For more details on ROC please refer to the WMO SVS document and references therein.
Probability forecasts may be used as decision aids. For example, a decision to prepare for a likely seasonal climate event (e.g. warmer-than-usual spring or colder-than-usual winter in a particular region) might be taken (or advised) when the forecast probability of the event exceeds a predetermined 'trigger' threshold.
Different users of the forecast will generally have different sensitivities to events, and would therefore choose different probability thresholds to trigger preparatory action. If preparatory action is advised on the basis of the probability forecast and the anticipated event occurs a 'hit' is scored; if - after action is advised - the event does not materialise, a 'false alarm' is conceded.
For any event a graph can be constructed (know as a ROC curve) that provides information on the hit rates and false alarm rates that can be expected from use of different probability thresholds to trigger advisory action. ROC curves can be used to select the trigger threshold for an event that provides the best trade-off between hit rate and false alarm rate for a particular type of decision.
ROC curves for temperature and precipitation forecasts have been prepared (see verification pages) for each geographical forecast region and for each class of event predicted (eg. tercile or quintile categories).
The above figure shows, for illustration, a typical ROC curve. This is a realistic example, but not drawn from any current predictions system. The example illustrates verification of a set of forecasts (here, forecasts over a 16-year period), over a region (here, North America). The sample of forecasts included corresponds to all model grid-points over the region, over the verification period selected.
For the two temperature events (temperature in the upper quintile category, red; temperature in the lower quintile category, blue) the hit rates and false alarm rates associated with a range of 'trigger' thresholds (triangles) are plotted. The vertical axis gives the hit rate, defined as the number of times the event was forecast (with probability above a certain threshold) and later observed to occur.

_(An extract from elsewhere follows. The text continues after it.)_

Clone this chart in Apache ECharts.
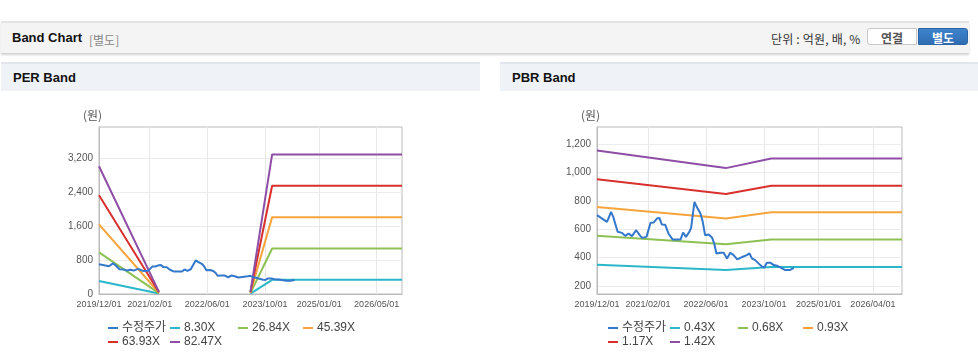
<!DOCTYPE html>
<html><head><meta charset="utf-8">
<script src="https://cdn.jsdelivr.net/npm/echarts@6/dist/echarts.min.js"></script>
<style>
html,body{margin:0;padding:0;background:#fff;width:978px;height:361px;overflow:hidden;font-family:"Liberation Sans","Noto Sans CJK KR",sans-serif;}
#topbar{position:absolute;left:1px;top:21px;width:968px;height:30px;background:#f4f4f4;border-top:2px solid #e4e4e4;box-shadow:0 2px 2px rgba(0,0,0,0.18);}
#title{position:absolute;left:11px;top:7px;font-size:13px;font-weight:bold;color:#111;}
#sub{position:absolute;left:88px;top:8px;font-size:12px;color:#888;font-family:"Noto Sans CJK KR",sans-serif;}
#unit{position:absolute;left:770px;top:7px;font-size:12px;color:#333;font-family:"Noto Sans CJK KR",sans-serif;letter-spacing:0.2px;}
.btn{position:absolute;top:5px;height:17px;width:50px;font-size:12px;font-weight:bold;text-align:center;line-height:17px;font-family:"Noto Sans CJK KR",sans-serif;box-sizing:border-box;}
#b1{left:866px;background:#fff;border:1px solid #c8c8c8;border-radius:3px 0 0 3px;color:#555;}
#b2{left:917px;background:linear-gradient(#3f84cc,#2f6db3);border:1px solid #2d66a8;border-radius:0 3px 3px 0;color:#fff;}
.sec{position:absolute;top:62px;height:27px;background:#eff2f6;border-top:2px solid #e2e6ec;}
.sec span{position:absolute;left:12px;top:6px;font-size:13px;font-weight:bold;color:#111;}
#chart{position:absolute;left:0;top:0;width:978px;height:361px;}
</style></head>
<body>
<div id="topbar"><div id="title">Band Chart</div><div id="sub">[별도]</div><div id="unit">단위 : 억원, 배, %</div><div class="btn" id="b1">연결</div><div class="btn" id="b2">별도</div></div>
<div class="sec" style="left:1px;width:479px;"><span>PER Band</span></div>
<div class="sec" style="left:500px;width:478px;"><span>PBR Band</span></div>
<div id="chart"></div>
<script>
// ---- data ----
const priceDates = ["2019-12-01","2020-01-13","2020-02-23","2020-03-07","2020-03-28","2020-04-15","2020-05-22","2020-06-28","2020-07-25","2020-08-22","2020-09-19","2020-10-25","2020-11-23","2020-12-13","2021-01-19","2021-02-22","2021-03-19","2021-04-16","2021-05-07","2021-05-28","2021-06-25","2021-07-22","2021-08-25","2021-10-01","2021-11-01","2021-11-22","2021-12-16","2022-01-13","2022-01-28","2022-02-25","2022-03-16","2022-04-16","2022-05-04","2022-05-25","2022-06-25","2022-07-22","2022-08-10","2022-08-28","2022-10-01","2022-10-28","2022-11-25","2022-12-22","2023-01-19","2023-02-19","2023-03-07","2023-04-07","2023-05-10","2023-06-01","2023-06-22","2023-07-19","2023-08-16","2023-09-16","2023-10-04","2023-10-25","2023-11-25","2023-12-22","2024-01-25","2024-02-22","2024-03-28","2024-05-04","2024-06-07"];
const priceValues = [700,676,653,646,723,688,583,575,554,571,552,594,559,540,547,646,648,676,681,634,632,571,529,529,529,578,547,583,611,794,759,712,660,559,564,543,500,430,435,435,395,435,418,388,376,407,418,430,395,383,360,336,331,364,364,348,341,329,313,313,329];

const perNames = ["8.30X","26.84X","45.39X","63.93X","82.47X"];
const perDates = ["2019-12-01","2021-04-20",null,"2023-06-01","2023-12-01","2026-12-01"];
const per830  = [306, 10, null, 10, 333, 333];
const per2684 = [981, 20, null, 20, 1072, 1072];
const per4539 = [1640, 30, null, 30, 1812, 1812];
const per6393 = [2329, 40, null, 40, 2553, 2553];
const per8247 = [3012, 50, null, 50, 3290, 3290];

const pbrNames = ["0.43X","0.68X","0.93X","1.17X","1.42X"];
const pbrDates = ["2019-12-01","2022-11-15","2023-12-01","2026-12-01"];
const pbr043 = [351, 313, 334, 334];
const pbr068 = [555, 495, 528, 528];
const pbr093 = [757, 676, 720, 720];
const pbr117 = [953, 850, 908, 908];
const pbr142 = [1157, 1032, 1100, 1100];

const perXTicks = ["2019-12-01","2021-02-01","2022-06-01","2023-10-01","2025-01-01","2026-05-01"];
const pbrXTicks = ["2019-12-01","2021-02-01","2022-06-01","2023-10-01","2025-01-01","2026-04-01"];
const perYTicks = [0,800,1600,2400,3200];
const pbrYTicks = [200,400,600,800,1000,1200];

const colors = ["#3478cc","#2bb7c9","#8dc153","#f6a43b","#d8302c","#8f4ea6"];
// ---- chart ----
function pairs(dates, vals){ return dates.map((d,i)=> d===null ? '-' : [d, vals[i]]); }
const font = '"Liberation Sans", Arial, sans-serif';
function xAxis(gi, ticks){
  return {type:'time', gridIndex:gi, min:'2019-12-01', max:'2026-12-01',
    axisLine:{show:true, lineStyle:{color:'#bbb'}},
    axisTick:{show:false, customValues:ticks},
    splitLine:{show:true, lineStyle:{color:'#e8e8e8'}},
    axisLabel:{customValues:ticks, formatter:'{yyyy}/{MM}/{dd}', color:'#555', fontSize:9, fontFamily:font, margin:6, hideOverlap:false}};
}
function yAxis(gi, mn, mx, ticks){
  return {type:'value', gridIndex:gi, min:mn, max:mx,
    axisLine:{show:true, lineStyle:{color:'#bbb'}},
    axisTick:{show:false, customValues:ticks},
    splitLine:{show:true, lineStyle:{color:'#ececec'}},
    axisLabel:{customValues:ticks, color:'#555', fontSize:10, fontFamily:font, margin:6}};
}
function line(name, data, color, gi){
  return {name, type:'line', xAxisIndex:gi, yAxisIndex:gi, data, showSymbol:false, symbol:'none', connectNulls:false,
    lineStyle:{width:2, color}, itemStyle:{color}, animation:false};
}
const series = [
  line('수정주가', priceDates.map((d,i)=>[d,priceValues[i]]), colors[0], 0),
  line('8.30X', pairs(perDates, per830), colors[1], 0),
  line('26.84X', pairs(perDates, per2684), colors[2], 0),
  line('45.39X', pairs(perDates, per4539), colors[3], 0),
  line('63.93X', pairs(perDates, per6393), colors[4], 0),
  line('82.47X', pairs(perDates, per8247), colors[5], 0),
  line('수정주가 ', priceDates.map((d,i)=>[d,priceValues[i]]), colors[0], 1),
  line('0.43X', pbrDates.map((d,i)=>[d,pbr043[i]]), colors[1], 1),
  line('0.68X', pbrDates.map((d,i)=>[d,pbr068[i]]), colors[2], 1),
  line('0.93X', pbrDates.map((d,i)=>[d,pbr093[i]]), colors[3], 1),
  line('1.17X', pbrDates.map((d,i)=>[d,pbr117[i]]), colors[4], 1),
  line('1.42X', pbrDates.map((d,i)=>[d,pbr142[i]]), colors[5], 1)
];
const legendPos = [[108,322],[170,322],[238,322],[303,322],[108,336],[170,336]];
const legends = [];
const names1 = ['수정주가'].concat(perNames), names2 = ['수정주가 '].concat(pbrNames);
names1.forEach((n,i)=>legends.push({data:[n], left:legendPos[i][0], top:legendPos[i][1]}));
names2.forEach((n,i)=>legends.push({data:[n], left:legendPos[i][0]+500, top:legendPos[i][1]}));
legends.forEach(l=>{ Object.assign(l,{icon:'rect', itemWidth:10, itemHeight:2, itemGap:0, padding:0, selectedMode:false,
  textStyle:{fontSize:12, color:'#444', fontFamily:'"Liberation Sans","Noto Sans CJK KR",sans-serif', padding:[0,0,0,-1]},
  formatter:(s)=>s.trim()}); });

const chart = echarts.init(document.getElementById('chart'), null, {renderer:'canvas'});
chart.setOption({
  animation:false,
  color:colors,
  grid:[
    {left:99, top:127, width:303, height:167, show:true, borderColor:'#bbb', borderWidth:1, backgroundColor:'transparent'},
    {left:597, top:127, width:305, height:167, show:true, borderColor:'#bbb', borderWidth:1, backgroundColor:'transparent'}
  ],
  xAxis:[xAxis(0, perXTicks), xAxis(1, pbrXTicks)],
  yAxis:[yAxis(0, 0, 3937, perYTicks), yAxis(1, 144, 1322, pbrYTicks)],
  legend:legends,
  graphic:[
    {type:'text', left:83, top:109, style:{text:'(원)', fontSize:12, fill:'#555', fontFamily:'"Noto Sans CJK KR",sans-serif'}},
    {type:'text', left:581, top:109, style:{text:'(원)', fontSize:12, fill:'#555', fontFamily:'"Noto Sans CJK KR",sans-serif'}}
  ],
  series: series.slice(1,6).concat([series[0]]).concat(series.slice(7,12)).concat([series[6]])
});
</script>
</body></html>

The hit rate is expressed as a ratio of the total number of occasions on which the event was observed over the whole sample. The horizontal axis shows the corresponding false alarm rate defined as the number of times the event was forecast but did not occur, expressed as a fraction of the total number of times the event did not occur over the whole sample.
From the example it may be seen that a prediction of temperature in the upper quintile category over North America whenever the forecast probability for that event exceeds 40% would, in the long term, result in a 44% hit rate at the expense of a 15% false alarm rate.
A skilful forecast system will achieve hit rates that exceed the false alarm rates and thus the ROC curve will bow to the top left corner of the plot, the more so the more skilful the forecast. A forecast system that has no skill (i.e. the forecasts are no better than guessing) will have hit rates equal to the false alarm rates and the ROC curve will therefore lie along the diagonal.
The geometrical area under the ROC provides a summary statistic for the performance of probability forecasts, and is often referred to as the ROC score. For perfect forecasts, all ensemble members will correctly predict the event in all years and the ROC points will converge to a single point at x=0, y=100, with an area under the curve of 10,000 (usually normalised to 1.0), the maximum possible value. Forecasts with little or no skill will obtain a (normalised) ROC score of approximately 0.5, the area under the diagonal.
By calculating the area under the ROC curve at each model grid-point for the verification period maps depicting the geographical variations in seasonal forecast skill have been prepared for each forecast region and for both temperature and precipitation (see verification pages). These values represent average skill over the verification period, estimated from retrospective forecasts (hindcasts).
For details on the hindcast and the reference period used, see
Regions with ROC score equal to or greater than 0.7, 0.8 and 0.9 are coloured yellow, orange and red respectively - and indicate regions with relatively good seasonal prediction skill. Regions with ROC score between 0.6 and 0.7 show skill at lower levels but still better than guessing or use of climatology. Grey or light blue shading is used when scores are below 0.6 (i.e. near or below to the 0.5 'no-skill' threshold, suggesting forecasts in these regions are currently little better than guesswork).